When using tiered mounts with bind paths, ensure base mounts are established before bind mounts in fstab, then verify live source mapping:

This step was a bit finicky and can bring bugs/miscofigured drives, so watch out for typos!

For RAID boot resilience checks and sync hygiene:

The commands are straightforward. The discipline is in when and why they are run.

Risks that shaped design decisions#

Several risks changed the implementation details more than any architecture diagram:

1) Device naming ambiguity#

/dev/sdX assignment is not a trust boundary. It is a kernel naming detail.

The risk was formatting the wrong disk during tier setup. The mitigation was explicit runbook mapping (device, model, size) before any destructive command.

2) False confidence in dual-disk boot#

Configuring mirrored boot is not the same as proving failover behavior. A resilient design needs test evidence, not assumptions.

This led to a stricter rule: failover behavior must be validated and documented after setup, not inferred from tool output.

3) fstab drift and bind mount ordering#

Tiering designs can silently fail if mount dependency order is wrong. A clean file is not enough; runtime verification has to confirm expected source-to-mount mapping.

4) Backup tier confusion#

“Backups exist” is not equivalent to “recovery path is protected.” Keeping backups on a logically separate tier made recovery intent explicit and operationally safer.

What changed after implementing these boundaries#

The node did not become magically fault-tolerant. It became easier to reason about under actual pressure.

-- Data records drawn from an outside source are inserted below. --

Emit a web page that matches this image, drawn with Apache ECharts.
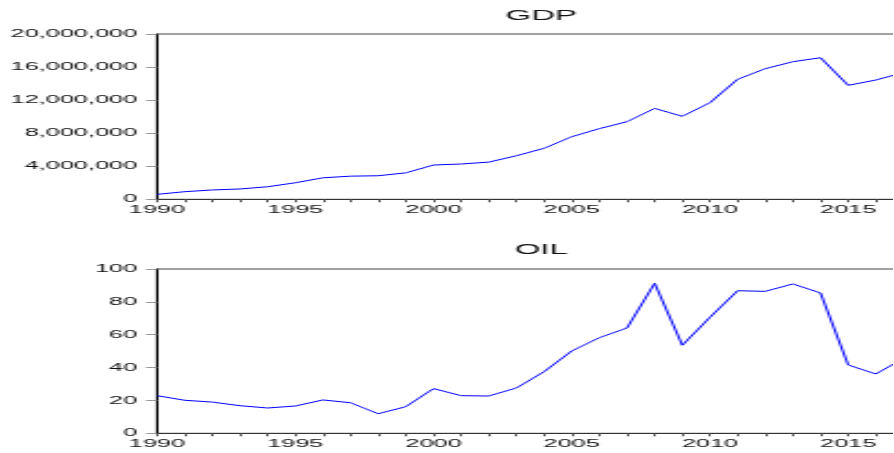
<!DOCTYPE html>
<html>
<head>
<meta charset="utf-8">
<script src="https://cdn.jsdelivr.net/npm/echarts@6/dist/echarts.min.js"></script>
<style>
  html, body { margin: 0; padding: 0; background: #fff; overflow: hidden; }
  /* the figure is laid out narrow and stretched wide, like the exported graph */
  #chart {
    width: 406.36px; height: 453px;
    transform: scaleX(2.2); transform-origin: 0 0;
  }
</style>
</head>
<body>
<div id="chart"></div>
<script>
// Annual series, 1990-2017
var years = ['1990','1991','1992','1993','1994','1995','1996','1997','1998','1999',
             '2000','2001','2002','2003','2004','2005','2006','2007','2008','2009',
             '2010','2011','2012','2013','2014','2015','2016','2017'];

var gdp = [600000, 920000, 1130000, 1250000, 1520000, 2000000, 2600000, 2800000,
           2850000, 3200000, 4150000, 4270000, 4500000, 5270000, 6170000, 7570000,
           8550000, 9390000, 11000000, 10040000, 11690000, 14520000, 15800000,
           16650000, 17130000, 13790000, 14430000, 15330000];

var oil = [22.9, 20.1, 19.0, 16.8, 15.4, 16.6, 20.3, 18.6, 11.9, 16.2,
           27.2, 22.9, 22.7, 27.6, 37.5, 50.1, 58.2, 64.1, 91.3, 53.6,
           70.6, 86.8, 86.4, 90.9, 85.4, 41.6, 36.1, 45.5];

var gdpTicks = { min: 0, max: 20000000, interval: 4000000 };
var oilTicks = { min: 0, max: 100, interval: 20 };

var FONT = '"Liberation Sans", Arial, sans-serif';

function withCommas(v) {
  return String(v).replace(/\B(?=(\d{3})+(?!\d))/g, ',');
}

function xAxisFor(gridIndex) {
  return {
    type: 'category', gridIndex: gridIndex, data: years, boundaryGap: false,
    axisLine: { show: true, lineStyle: { color: '#333', width: 1 } },
    axisTick: { show: true, interval: 0, length: 3, lineStyle: { color: '#555' } },
    axisLabel: { interval: 4, margin: 5, fontSize: 11.5, color: '#111', fontFamily: FONT },
    splitLine: { show: false }
  };
}

function yAxisFor(gridIndex, ticks) {
  return {
    type: 'value', gridIndex: gridIndex,
    min: ticks.min, max: ticks.max, interval: ticks.interval,
    axisLine: { show: true, lineStyle: { color: '#000', width: 1 } },
    axisTick: { show: true, length: 5, lineStyle: { color: '#999' } },
    axisLabel: { margin: 9, fontSize: 11.5, color: '#111', fontFamily: FONT, formatter: withCommas },
    splitLine: { show: false }
  };
}

// plot area runs past the right edge of the figure; the 2017 end is cut off
var PLOT_LEFT = 71.36, PLOT_WIDTH = 339.3;

function gridAt(top, height) {
  return {
    left: PLOT_LEFT, width: PLOT_WIDTH, top: top, height: height,
    outerBoundsMode: 'none', containLabel: false,
    show: true, borderColor: '#444', borderWidth: 1, backgroundColor: 'transparent'
  };
}

var chart = echarts.init(document.getElementById('chart'), null, { renderer: 'canvas' });
chart.setOption({
  animation: false,
  backgroundColor: '#fff',
  title: [
    { text: 'GDP', left: 241, top: 3, textAlign: 'center',
      textStyle: { fontSize: 15, fontWeight: 'normal', color: '#111', fontFamily: FONT } },
    { text: 'OIL', left: 241, top: 237, textAlign: 'center',
      textStyle: { fontSize: 15, fontWeight: 'normal', color: '#111', fontFamily: FONT } }
  ],
  grid: [gridAt(34, 165.3), gridAt(269, 164.3)],
  xAxis: [xAxisFor(0), xAxisFor(1)],
  yAxis: [yAxisFor(0, gdpTicks), yAxisFor(1, oilTicks)],
  series: [
    { name: 'GDP', type: 'line', xAxisIndex: 0, yAxisIndex: 0, data: gdp,
      showSymbol: false, lineStyle: { color: '#0000ff', width: 1 } },
    { name: 'OIL', type: 'line', xAxisIndex: 1, yAxisIndex: 1, data: oil,
      showSymbol: false, lineStyle: { color: '#0000ff', width: 1 } }
  ]
});
</script>
</body>
</html>
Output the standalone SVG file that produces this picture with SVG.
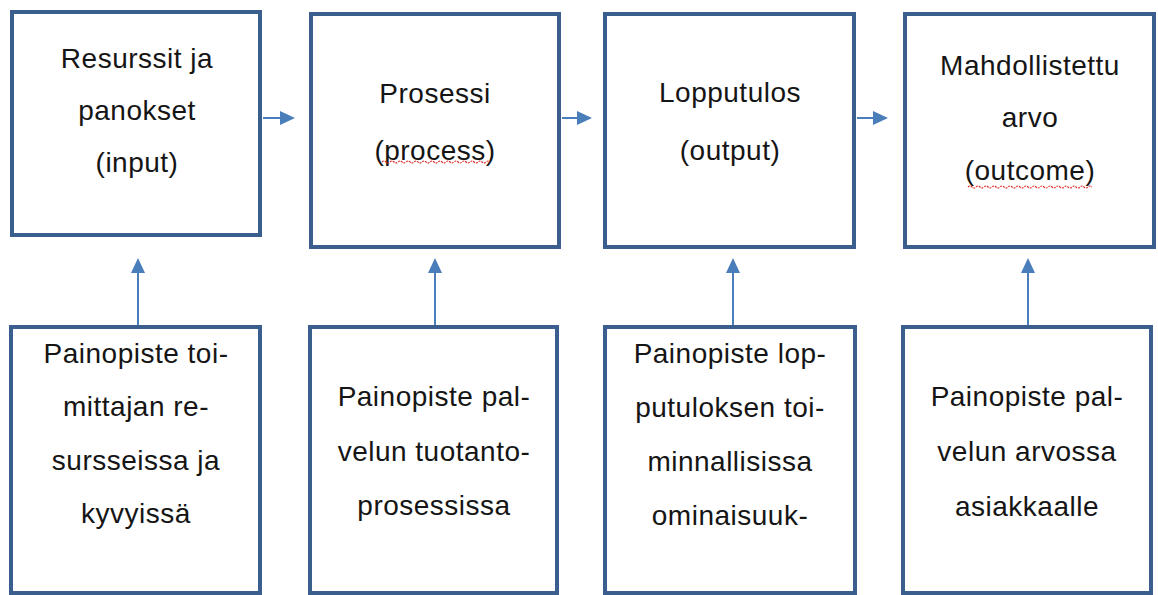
<svg xmlns="http://www.w3.org/2000/svg" width="1158" height="595" viewBox="0 0 1158 595">
  <style>
    .box { fill: #ffffff; stroke: #3a5f8f; stroke-width: 4; }
    .lbl { font-family: "Liberation Sans", Arial, sans-serif; font-size: 28px; letter-spacing: 0.5px; fill: #151515; text-anchor: middle; }
    .conn { stroke: #4a7ebb; stroke-width: 2; fill: none; marker-end: url(#arrow); }
    .squig { stroke: #e0302a; stroke-width: 1.2; fill: none; stroke-dasharray: 2 1; }
  </style>
  <defs>
    <marker id="arrow" markerUnits="userSpaceOnUse" markerWidth="15" markerHeight="14" viewBox="0 0 15 14" refX="7" refY="7" orient="auto">
      <path d="M0,0 L15,7 L0,14 z" fill="#4a7ebb"/>
    </marker>
  </defs>
  <rect width="1158" height="595" fill="#ffffff"/>

  <g id="node-input">
    <rect class="box" x="12" y="12" width="248" height="223"/>
    <text class="lbl" x="137" y="68">Resurssit ja</text>
    <text class="lbl" x="137" y="120">panokset</text>
    <text class="lbl" x="137" y="172">(input)</text>
  </g>
  <g id="node-process">
    <rect class="box" x="311" y="14" width="248" height="233"/>
    <text class="lbl" x="435" y="103">Prosessi</text>
    <text class="lbl" x="435" y="160">(process)</text>
    <path class="squig" d="M382,162 q2,-2 4,0 t4,0 t4,0 t4,0 t4,0 t4,0 t4,0 t4,0 t4,0 t4,0 t4,0 t4,0 t4,0 t4,0 t4,0 t4,0 t4,0 t4,0 t4,0 t4,0 t4,0 t4,0 t4,0 t4,0 t4,0 t4,0 t4,0"/>
  </g>
  <g id="node-output">
    <rect class="box" x="605" y="14" width="249" height="233"/>
    <text class="lbl" x="730" y="102">Lopputulos</text>
    <text class="lbl" x="730" y="160">(output)</text>
  </g>
  <g id="node-outcome">
    <rect class="box" x="905" y="14" width="249" height="233"/>
    <text class="lbl" x="1030" y="75">Mahdollistettu</text>
    <text class="lbl" x="1030" y="127">arvo</text>
    <text class="lbl" x="1030" y="180">(outcome)</text>
    <path class="squig" d="M968,187 q2,-2 4,0 t4,0 t4,0 t4,0 t4,0 t4,0 t4,0 t4,0 t4,0 t4,0 t4,0 t4,0 t4,0 t4,0 t4,0 t4,0 t4,0 t4,0 t4,0 t4,0 t4,0 t4,0 t4,0 t4,0 t4,0 t4,0 t4,0 t4,0 t4,0 t4,0 t4,0"/>
  </g>

  <g id="node-focus-resources">
    <rect class="box" x="11" y="327" width="249" height="266"/>
    <text class="lbl" x="136" y="363">Painopiste toi-</text>
    <text class="lbl" x="136" y="416">mittajan re-</text>
    <text class="lbl" x="136" y="470">sursseissa ja</text>
    <text class="lbl" x="136" y="523">kyvyissä</text>
  </g>
  <g id="node-focus-process">
    <rect class="box" x="310" y="327" width="247" height="266"/>
    <text class="lbl" x="434" y="406">Painopiste pal-</text>
    <text class="lbl" x="434" y="461">velun tuotanto-</text>
    <text class="lbl" x="434" y="515">prosessissa</text>
  </g>
  <g id="node-focus-output">
    <rect class="box" x="605" y="327" width="250" height="266"/>
    <text class="lbl" x="730" y="363">Painopiste lop-</text>
    <text class="lbl" x="730" y="417">putuloksen toi-</text>
    <text class="lbl" x="730" y="471">minnallisissa</text>
    <text class="lbl" x="730" y="525">ominaisuuk-</text>
  </g>
  <g id="node-focus-value">
    <rect class="box" x="903" y="327" width="248" height="266"/>
    <text class="lbl" x="1027" y="406">Painopiste pal-</text>
    <text class="lbl" x="1027" y="461">velun arvossa</text>
    <text class="lbl" x="1027" y="516">asiakkaalle</text>
  </g>

  <g id="connectors">
    <line class="conn" x1="263" y1="118" x2="287" y2="118"/>
    <line class="conn" x1="562" y1="118" x2="584" y2="118"/>
    <line class="conn" x1="857" y1="118" x2="880" y2="118"/>
    <line class="conn" x1="138" y1="325" x2="138" y2="266"/>
    <line class="conn" x1="435" y1="325" x2="435" y2="266"/>
    <line class="conn" x1="733" y1="325" x2="733" y2="266"/>
    <line class="conn" x1="1028" y1="325" x2="1028" y2="266"/>
  </g>
</svg>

Three practical shifts stood out from this setup:

• platform operations became more deterministic because responsibilities were clearer
• verification became faster because each tier had a known purpose
• future phase planning (k3s, observability, workload rollout) stopped competing with unresolved storage ambiguity

This was the real gain: fewer hidden coupling points before workload complexity arrives.

Trade-offs I accepted#

Boundary-heavy setup has costs:

• more upfront time before shipping visible workloads
• more documentation burden (mapping, verification, rollback notes)
• less flexibility for quick one-off shortcuts

I accepted those trade-offs because they buy something more valuable: operational confidence when things go wrong.

Closing#

Designing failure domains on a single node is less about pretending to run a cloud and more about practicing system ownership.

The turning point for me was this:

I stopped asking, “Can this run?” and started asking, “How does this fail, and what stays intact when it does?”

Once that question drives design, boundaries stop feeling like overhead. They become the mechanism that keeps the platform understandable and recoverable as it evolves.